Image: Erik Viklund
An undamaged and properly functioning window in the operator's cabin on forestry machines can be crucial when accidents happen. Read about how to reduce the risk of the safety window breaking.

The safety windows on forestry machines constitute an important protective barrier that is designed to protect drivers from foreign objects entering the cabin. For harvesters, it is primarily the front window that gets damaged in incidents. The work tasks that are particularly vulnerable are processing, when the logs unintentionally hit the cabin, and felling, especially when there is a risk of being hit by falling dead trees and tree tops.

For forwarders, the front window is most susceptible to damage in incidents, but side and rear windows are also exposed.

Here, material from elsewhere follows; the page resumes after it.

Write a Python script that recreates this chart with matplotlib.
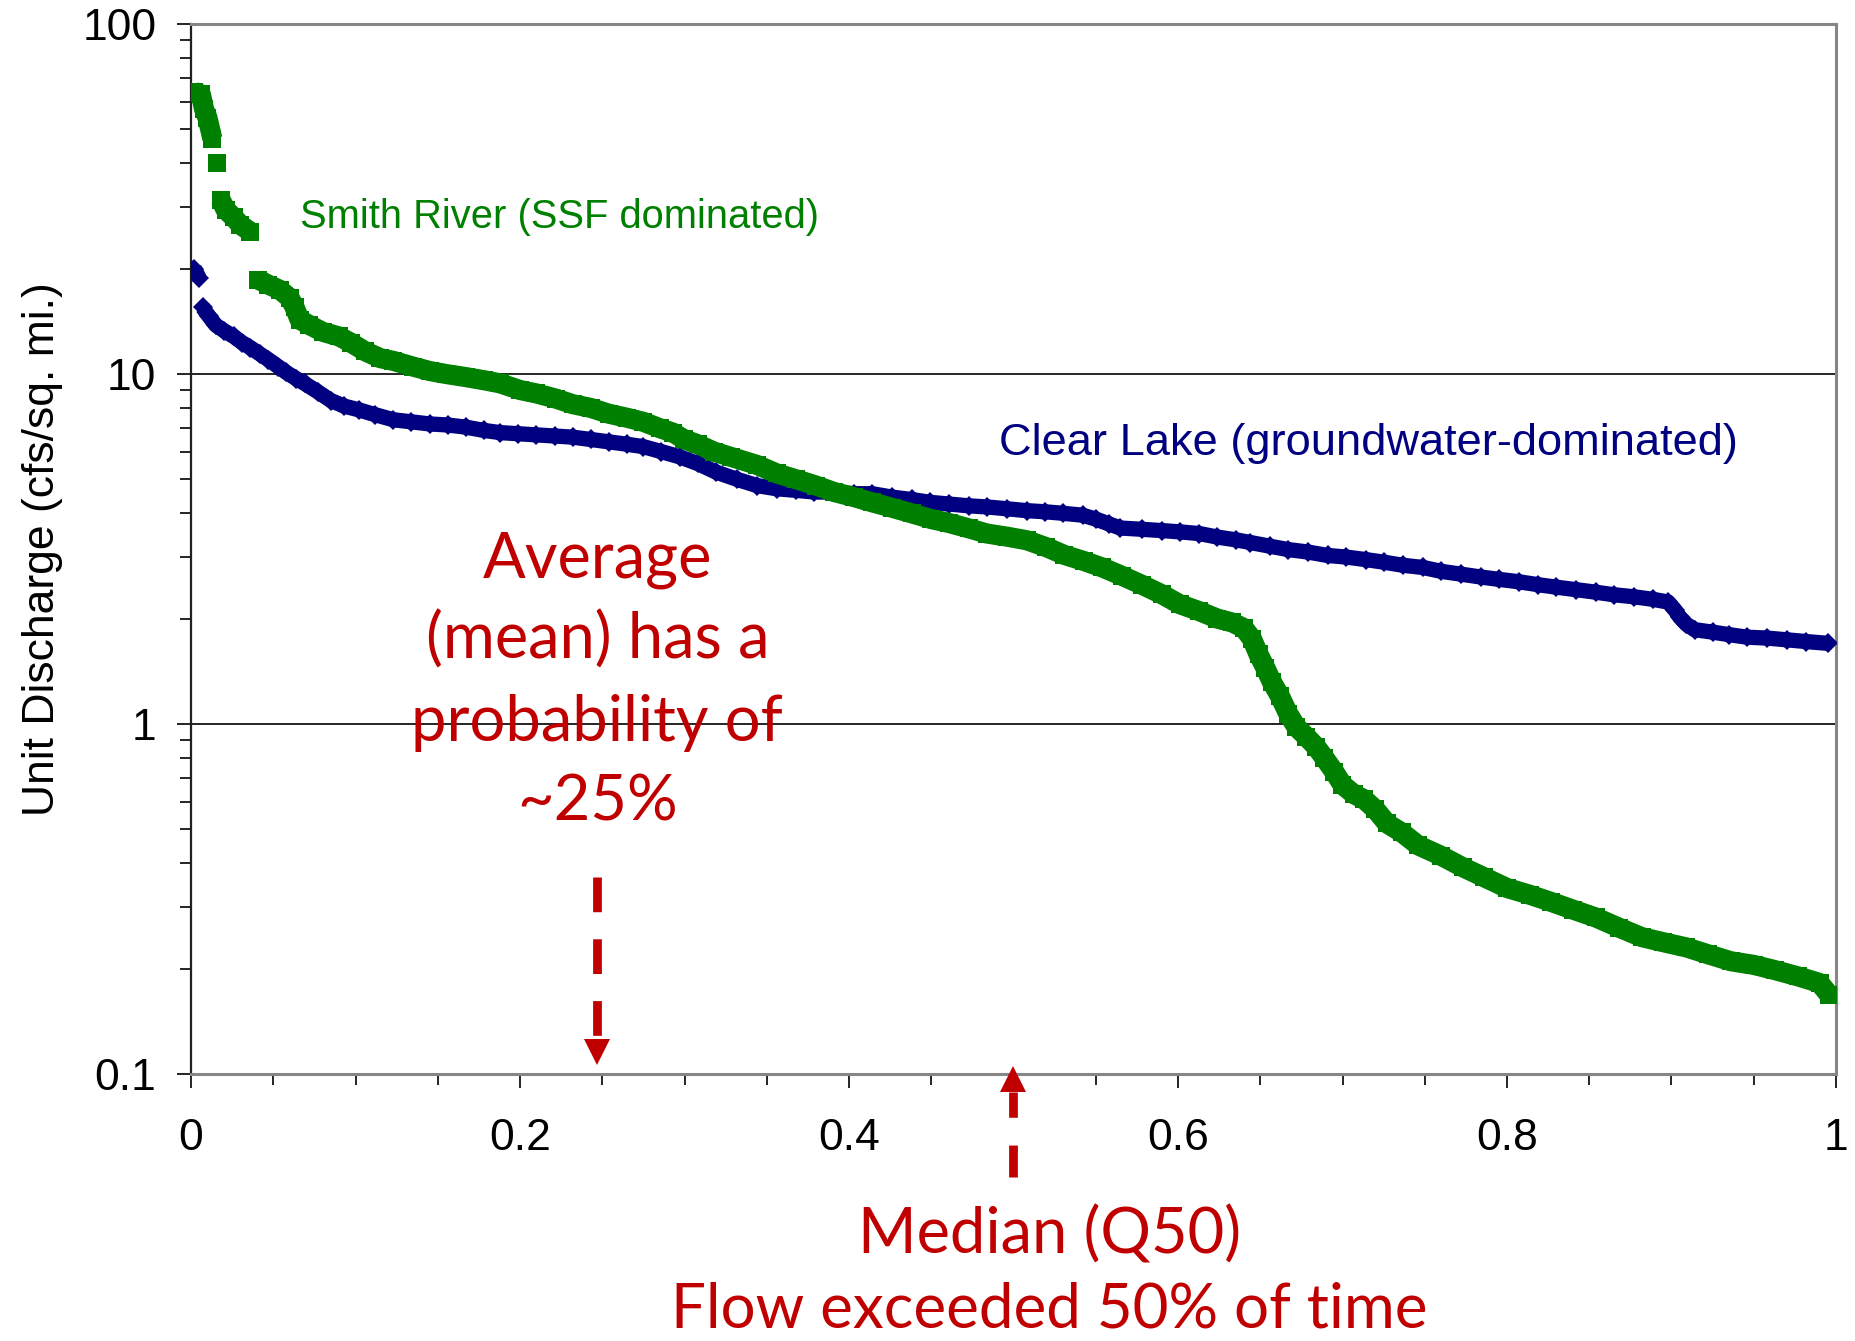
import numpy as np
import matplotlib
matplotlib.use("Agg")
import matplotlib.pyplot as plt
import matplotlib.transforms as mtransforms
from matplotlib.ticker import FixedLocator, NullFormatter, LogLocator

plt.rcParams['font.family'] = ['Liberation Sans', 'DejaVu Sans']
plt.rcParams['lines.scale_dashes'] = False

# ---------------- data ----------------
smith_x = [0.002, 0.006, 0.008, 0.010, 0.013, 0.016, 0.018, 0.021, 0.026, 0.030, 0.036,
           0.041, 0.047, 0.054, 0.060, 0.063, 0.066, 0.072, 0.080, 0.090, 0.097, 0.106,
           0.115, 0.123, 0.135, 0.145, 0.155, 0.167, 0.178, 0.188, 0.200, 0.210, 0.222,
           0.232, 0.243, 0.254, 0.265, 0.275, 0.285, 0.293, 0.300, 0.308, 0.318, 0.328,
           0.344, 0.356, 0.368, 0.380, 0.391, 0.403, 0.414, 0.426, 0.438, 0.450, 0.461,
           0.473, 0.484, 0.496, 0.508, 0.520, 0.531, 0.543, 0.554, 0.566, 0.578, 0.590,
           0.601, 0.613, 0.624, 0.633, 0.640, 0.645, 0.649, 0.653, 0.657, 0.662, 0.667,
           0.672, 0.678, 0.684, 0.689, 0.695, 0.700, 0.707, 0.713, 0.720, 0.727, 0.736,
           0.746, 0.760, 0.773, 0.786, 0.800, 0.814, 0.827, 0.840, 0.854, 0.868, 0.882,
           0.895, 0.909, 0.922, 0.936, 0.950, 0.963, 0.977, 0.990, 0.996]
smith_q = [64, 63, 57, 54, 47, 40, 31.5, 29.5, 28, 26.7, 25.5,
           18.6, 18.0, 17.4, 16.5, 15.5, 14.3, 13.8, 13.2, 12.8, 12.3, 11.6,
           11.1, 10.9, 10.5, 10.2, 10.0, 9.8, 9.6, 9.4, 9.0, 8.8, 8.5,
           8.2, 8.0, 7.7, 7.5, 7.3, 7.0, 6.8, 6.5, 6.3, 6.0, 5.8,
           5.5, 5.2, 5.0, 4.8, 4.6, 4.45, 4.3, 4.15, 4.0, 3.85, 3.75,
           3.62, 3.5, 3.43, 3.35, 3.2, 3.04, 2.92, 2.8, 2.65, 2.5, 2.35,
           2.2, 2.1, 2.0, 1.95, 1.88, 1.75, 1.58, 1.45, 1.32, 1.2, 1.07,
           0.98, 0.92, 0.86, 0.80, 0.73, 0.67, 0.63, 0.61, 0.57, 0.52, 0.49,
           0.45, 0.42, 0.39, 0.365, 0.34, 0.325, 0.31, 0.295, 0.28, 0.262, 0.246,
           0.238, 0.23, 0.22, 0.21, 0.205, 0.198, 0.19, 0.182, 0.168]

clear_x = [0.002, 0.005, 0.007, 0.011, 0.015, 0.020, 0.026, 0.031, 0.036, 0.042, 0.047,
           0.053, 0.058, 0.064, 0.069, 0.077, 0.085, 0.093, 0.102, 0.112, 0.123, 0.134,
           0.145, 0.156, 0.167, 0.178, 0.188, 0.199, 0.210, 0.221, 0.232, 0.243, 0.254,
           0.265, 0.275, 0.286, 0.297, 0.308, 0.319, 0.332, 0.344, 0.356, 0.368, 0.379,
           0.391, 0.403, 0.414, 0.426, 0.438, 0.449, 0.461, 0.473, 0.484, 0.496, 0.508,
           0.519, 0.530, 0.542, 0.550, 0.558, 0.565, 0.578, 0.590, 0.601, 0.613, 0.624,
           0.635, 0.644, 0.656, 0.667, 0.679, 0.691, 0.702, 0.714, 0.725, 0.737, 0.749,
           0.760, 0.772, 0.784, 0.795, 0.807, 0.819, 0.830, 0.842, 0.854, 0.865, 0.877,
           0.889, 0.898, 0.902, 0.905, 0.909, 0.914, 0.925, 0.935, 0.946, 0.958, 0.970,
           0.982, 0.995]
clear_q = [20.0, 18.8, 15.5, 14.6, 13.8, 13.3, 12.8, 12.3, 11.9, 11.4, 11.0,
           10.5, 10.1, 9.7, 9.4, 8.9, 8.4, 8.1, 7.9, 7.65, 7.4, 7.3,
           7.2, 7.15, 7.05, 6.9, 6.8, 6.75, 6.7, 6.65, 6.6, 6.5, 6.4,
           6.3, 6.2, 6.0, 5.8, 5.55, 5.25, 5.0, 4.8, 4.7, 4.65, 4.6,
           4.6, 4.55, 4.55, 4.45, 4.38, 4.3, 4.25, 4.2, 4.17, 4.12, 4.07,
           4.04, 4.0, 3.95, 3.85, 3.73, 3.63, 3.6, 3.57, 3.54, 3.5, 3.42,
           3.36, 3.3, 3.22, 3.15, 3.1, 3.03, 3.0, 2.95, 2.9, 2.84, 2.8,
           2.73, 2.68, 2.63, 2.59, 2.55, 2.5, 2.46, 2.42, 2.38, 2.34, 2.31,
           2.27, 2.23, 2.12, 2.02, 1.93, 1.86, 1.83, 1.80, 1.77, 1.76, 1.74,
           1.72, 1.70]

x_ticks = [0, 0.2, 0.4, 0.6, 0.8, 1.0]
x_tick_labels = ["0", "0.2", "0.4", "0.6", "0.8", "1"]
y_ticks = [0.1, 1, 10, 100]
y_tick_labels = ["0.1", "1", "10", "100"]

mean_prob = 0.247
median_prob = 0.5

GREEN = "#008000"
NAVY = "#000080"
RED = "#C00000"
GRAY = "#868686"

# ---------------- figure ----------------
W, H = 1856, 1341
fig = plt.figure(figsize=(W / 100, H / 100), dpi=100)
ax = fig.add_axes([191 / W, 1 - 1074 / H, (1836 - 191) / W, (1074 - 24) / H])
ax.set_xlim(0, 1)
ax.set_yscale("log")
ax.set_ylim(0.1, 100)


def split_runs(x, y, thr):
    x = np.asarray(x, float)
    y = np.asarray(y, float)
    br = np.where(np.abs(np.diff(np.log10(y))) > thr)[0] + 1
    return list(zip(np.split(x, br), np.split(y, br)))


# Clear Lake (navy diamonds)
for xs, ys in split_runs(clear_x, clear_q, 0.065):
    ax.plot(xs, ys, "-", color=NAVY, lw=11, solid_capstyle="butt", zorder=3)
ax.plot(clear_x, clear_q, "D", color=NAVY, ms=10, mew=0, zorder=3)

# Smith River (green squares)
for xs, ys in split_runs(smith_x, smith_q, 0.065):
    ax.plot(xs, ys, "-", color=GREEN, lw=14.5, solid_capstyle="butt", zorder=4)
ax.plot(smith_x, smith_q, "s", color=GREEN, ms=13.5, mew=0, zorder=4)

# grid lines at 1 and 10
for v in [1, 10]:
    ax.axhline(v, color="black", lw=1.2, zorder=1)

# spines
for s in ["top", "right", "bottom"]:
    ax.spines[s].set_color(GRAY)
    ax.spines[s].set_linewidth(2.2)
ax.spines["left"].set_color("#202020")
ax.spines["left"].set_linewidth(1.6)

# ticks
ax.set_xticks(x_ticks)
ax.set_xticklabels(x_tick_labels)
ax.xaxis.set_minor_locator(FixedLocator(np.arange(0, 1.0001, 0.05)))
ax.set_yticks(y_ticks)
ax.set_yticklabels(y_tick_labels)
ax.yaxis.set_minor_locator(LogLocator(base=10, subs=np.arange(2, 10)))
ax.yaxis.set_minor_formatter(NullFormatter())
ax.tick_params(axis="both", which="major", direction="out", length=10, width=1.2,
               color="black", labelsize=32)
ax.tick_params(axis="both", which="minor", direction="out", length=8, width=1.2,
               color="black")
ax.tick_params(axis="x", which="major", pad=22)
ax.tick_params(axis="y", which="major", pad=15)

ax.set_ylabel("Unit Discharge (cfs/sq. mi.)", fontsize=32, labelpad=14)

# series labels
ax.text(0.0663, 0.8057, "Smith River (SSF dominated)", transform=ax.transAxes,
        color=GREEN, fontsize=28.7, ha="left", va="baseline")
ax.text(0.4912, 0.5895, "Clear Lake (groundwater-dominated)", transform=ax.transAxes,
        color=NAVY, fontsize=32.6, ha="left", va="baseline")

# annotations
blend = mtransforms.blended_transform_factory(ax.transData, ax.transAxes)
red_font = ["Lato", "DejaVu Sans"]
ann_size = 45.5

mean_lines = ["Average", "(mean) has a", "probability of", "~25%"]
mean_base = [0.4733, 0.3952, 0.3171, 0.2410]
for t, yb in zip(mean_lines, mean_base):
    ax.text(mean_prob, yb, t, transform=blend, color=RED, fontsize=ann_size,
            family=red_font, ha="center", va="baseline", zorder=6)

med_lines = ["Median (Q50)", "Flow exceeded 50% of time"]
med_base = [-0.1705, -0.2412]
med_sizes = [45.5, 44.6]
for t, yb, fs in zip(med_lines, med_base, med_sizes):
    ax.text(0.522, yb, t, transform=blend, color=RED, fontsize=fs,
            family=red_font, ha="center", va="baseline", clip_on=False)

# down arrow (mean)
ln, = ax.plot([mean_prob, mean_prob], [0.1876, 0.0343], transform=blend,
              color=RED, lw=6.3, clip_on=False, solid_capstyle="butt",
              dash_capstyle="butt", zorder=6)
ln.set_dashes((25, 19.5))
ax.plot([mean_prob], [0.0205], marker="v", ms=18.5, mew=0, color=RED,
        transform=blend, clip_on=False, zorder=6)

# up arrow (median)
ln2, = ax.plot([median_prob, median_prob], [-0.0981, -0.0171], transform=blend,
               color=RED, lw=6.3, clip_on=False, dash_capstyle="butt", zorder=6)
ln2.set_dashes((23, 20))
ax.plot([median_prob], [-0.0052], marker="^", ms=18.5, mew=0, color=RED,
        transform=blend, clip_on=False, zorder=6)

fig.savefig("out.png", dpi=100)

The greatest risk occurs during loading, when timber falls out of the grapple, but also during driving with a full load when slippery timber can slide over the tailgate and hit the cabin. It is also not uncommon for incidents to occur during unloading/tipping, when timber falls out of the grapple.

It happens that windows break, sometimes even in situations where they are expected to hold. The causes and extent of this problem are not known. Therefore, a survey was conducted. The results of this survey show that it affects almost all machine manufacturers and that both harvesters and forwarders are affected to a similar extent. Replacements due to aging and wear mainly occur after approximately ten years, while replacements due to incidents also affect newer machines. The analysis has not been able to identify previously unknown risk factors, but has provided a better basis for quantifying them.